More recently, Marvel has begun experimenting with formats that better embrace television’s episodic nature. Agatha All Along adopted a more traditional television approach with its “witch road trip” structure, allowing for distinct adventures in each episode while maintaining a season-long quest for magical power. In a September 2024 interview with Entertainment Weekly, Marvel Television head Brad Winderbaum acknowledged this shift, explaining Marvel is now “thinking about television really more like traditional television.”
Similarly, the animated Your Friendly Neighborhood Spider-Man embraced episodic storytelling, with each chapter exploring specific. However, these could be dismissed as exceptions rather than signals of a more significant shift. After all, Your Friendly Neighborhood is an animated series with lower stakes and production costs, while Agatha All Along is a side project with a smaller budget and expectations. Daredevil: Born Again is particularly important because it represents the first major, flagship live-action Marvel series to fully commit to television storytelling principles, applying this philosophy to one of Marvel’s most beloved properties.
How Daredevil: Born Again‘s Episodic Structure Benefits the Entire MCU

Daredevil: Born Again demonstrates the power of episodic television through its deliberately crafted structure. So far, each episode offers distinct storylines with clear beginnings, middles, and endings. Episode 2 focuses on Matt Murdock (Charlie Cox) defending Hector Ayala (Kamar de los Reyes) against police corruption, Episode 3 centers on the dramatic courtroom revelation of Hector’s vigilante identity, and Episode 4 shifts to Matt’s confrontation with Frank Castle (Jon Bernthal) over their differing approaches to justice. This approach creates genuine episode-to-episode anticipation by offering weekly resolution while still advancing the season’s larger themes about vigilantism, corruption, and personal redemption.
Episode 5 stands as perhaps the clearest example of Born Again‘s embrace of television’s potential.
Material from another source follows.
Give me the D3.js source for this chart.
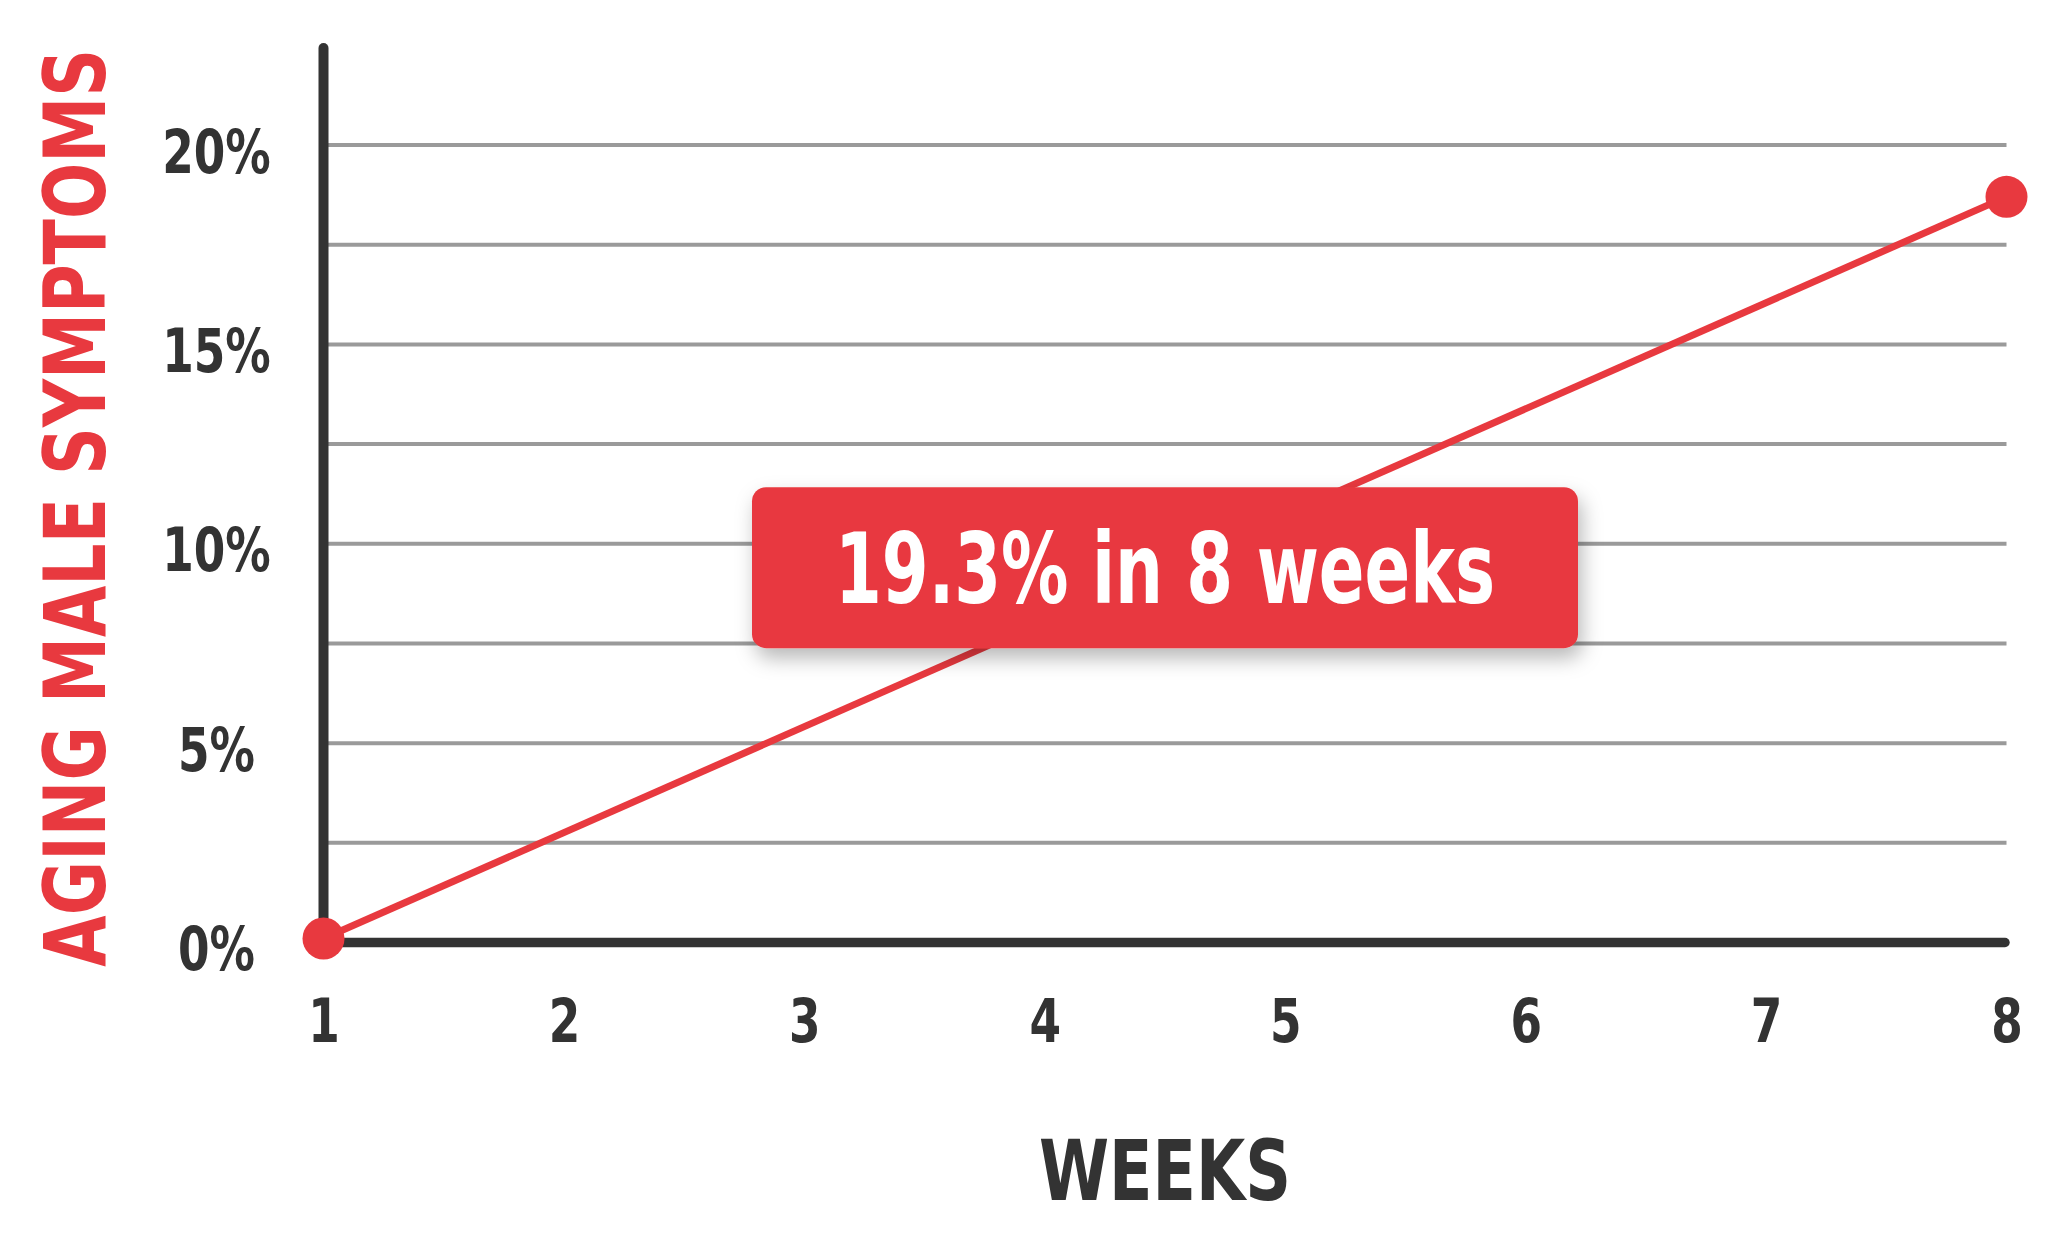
<!DOCTYPE html>
<html>
<head>
<meta charset="utf-8">
<script src="https://cdn.jsdelivr.net/npm/d3@7"></script>
<style>
  html, body { margin: 0; padding: 0; background: #ffffff; }
  svg { display: block; }
  .lbl { font-family: "Liberation Sans Narrow", "DejaVu Sans Condensed", "Arial Narrow", sans-serif; font-weight: 700; font-stretch: condensed; }
</style>
</head>
<body>
<svg id="chart" width="2064" height="1240"></svg>
<script>
// ---- data ----
const weeks = [1, 2, 3, 4, 5, 6, 7, 8];
const seriesWeeks = [1, 8];
const seriesValues = [0.1, 18.7];
const yTickValues = [0, 5, 10, 15, 20];
const yTickLabels = ["0%", "5%", "10%", "15%", "20%"];
const gridValues = [2.5, 5, 7.5, 10, 12.5, 15, 17.5, 20];
const yTitle = "AGING MALE SYMPTOMS";
const xTitle = "WEEKS";
const callout = "19.3% in 8 weeks";

// ---- style ----
const RED = "#e8393f";
const DARK = "#333333";
const GRID = "#9a9a9a";
const TICK_SQUEEZE = 0.84;

const svg = d3.select("#chart");
const x = d3.scaleLinear().domain([1, 8]).range([323.5, 2006.5]);
const y = d3.scaleLinear().domain([0, 20]).range([942.5, 145]);

// defs: shadow
const defs = svg.append("defs");
const f = defs.append("filter").attr("id", "shadow").attr("x", "-10%").attr("y", "-20%").attr("width", "120%").attr("height", "160%");
f.append("feDropShadow").attr("dx", 4).attr("dy", 10).attr("stdDeviation", 10)
  .attr("flood-color", "#000").attr("flood-opacity", 0.28);

// gridlines
svg.append("g").selectAll("line").data(gridValues).join("line")
  .attr("x1", x(1)).attr("x2", x(8))
  .attr("y1", d => y(d)).attr("y2", d => y(d))
  .attr("stroke", GRID).attr("stroke-width", 4);

// axes lines
svg.append("line")
  .attr("x1", x(1)).attr("x2", x(8) - 1.5)
  .attr("y1", y(0)).attr("y2", y(0))
  .attr("stroke", DARK).attr("stroke-width", 9.5).attr("stroke-linecap", "round");
svg.append("line")
  .attr("x1", x(1)).attr("x2", x(1))
  .attr("y1", y(0)).attr("y2", y(20) - 97)
  .attr("stroke", DARK).attr("stroke-width", 10).attr("stroke-linecap", "round");

function squeeze(sel) {
  sel.each(function () {
    const w = this.getComputedTextLength();
    d3.select(this).attr("textLength", w * TICK_SQUEEZE).attr("lengthAdjust", "spacingAndGlyphs");
  });
}

// x tick labels via axis
const xAxis = d3.axisBottom(x).tickValues(weeks).tickSize(0).tickFormat(d3.format("d"));
const gx = svg.append("g").attr("transform", `translate(0,${y(0)})`).call(xAxis);
gx.select(".domain").remove();
gx.selectAll("text")
  .attr("class", "lbl").attr("fill", DARK).attr("font-size", 60)
  .attr("dy", null).attr("y", 99.5).call(squeeze);

// y tick labels via axis
const yAxis = d3.axisLeft(y).tickValues(yTickValues).tickSize(0)
  .tickFormat((d, i) => yTickLabels[i]);
const gy = svg.append("g").attr("transform", `translate(${x(1) - 107},0)`).call(yAxis);
gy.select(".domain").remove();
gy.selectAll("text")
  .attr("class", "lbl").attr("fill", DARK).attr("font-size", 60)
  .attr("text-anchor", "middle").attr("x", 0).attr("dy", null).attr("y", 27).call(squeeze);

// line
const line = d3.line().x(d => x(d[0])).y(d => y(d[1]));
const pts = seriesWeeks.map((w, i) => [w, seriesValues[i]]);
svg.append("path").datum(pts).attr("d", line)
  .attr("fill", "none").attr("stroke", RED).attr("stroke-width", 7);
svg.append("g").selectAll("circle").data(pts).join("circle")
  .attr("cx", d => x(d[0])).attr("cy", d => y(d[1])).attr("r", 21).attr("fill", RED);

// callout box
const cx = x(4.5), cy = y(9.4);
const bw = 826, bh = 161;
svg.append("rect")
  .attr("x", cx - bw / 2).attr("y", cy - bh / 2).attr("width", bw).attr("height", bh)
  .attr("rx", 14).attr("ry", 14).attr("fill", RED).attr("filter", "url(#shadow)");
svg.append("text").attr("class", "lbl")
  .attr("x", cx).attr("y", cy + 35.5).attr("text-anchor", "middle")
  .attr("font-size", 98).attr("fill", "#ffffff")
  .attr("textLength", 660).attr("lengthAdjust", "spacingAndGlyphs")
  .text(callout);

// y title: natural text, scaled along its length to fit
const yt = svg.append("text").attr("class", "lbl")
  .attr("text-anchor", "middle").attr("font-size", 86).attr("fill", RED)
  .text(yTitle);
const ytLen = yt.node().getComputedTextLength();
yt.attr("transform", `translate(105,${(y(0) + y(20)) / 2 - 36}) rotate(-90) scale(${918 / ytLen},1)`);

svg.append("text").attr("class", "lbl")
  .attr("x", cx).attr("y", 1200).attr("text-anchor", "middle")
  .attr("font-size", 84).attr("fill", DARK)
  .attr("textLength", 252).attr("lengthAdjust", "spacingAndGlyphs")
  .text(xTitle);
</script>
</body>
</html>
The bank heist storyline functions as a perfect “adventure of the week,” with Matt Murdock caught in a hostage situation that must be resolved within the hour. The episode delivers a complete narrative with its own stakes, conflicts, and resolution while still connecting to the larger season arc through Matt’s reluctance to embrace his vigilante persona. This self-contained structure allows viewers to enjoy the episode on its own merits — something rarely possible with previous Marvel Disney+ offerings — while maintaining investment in the overarching storyline.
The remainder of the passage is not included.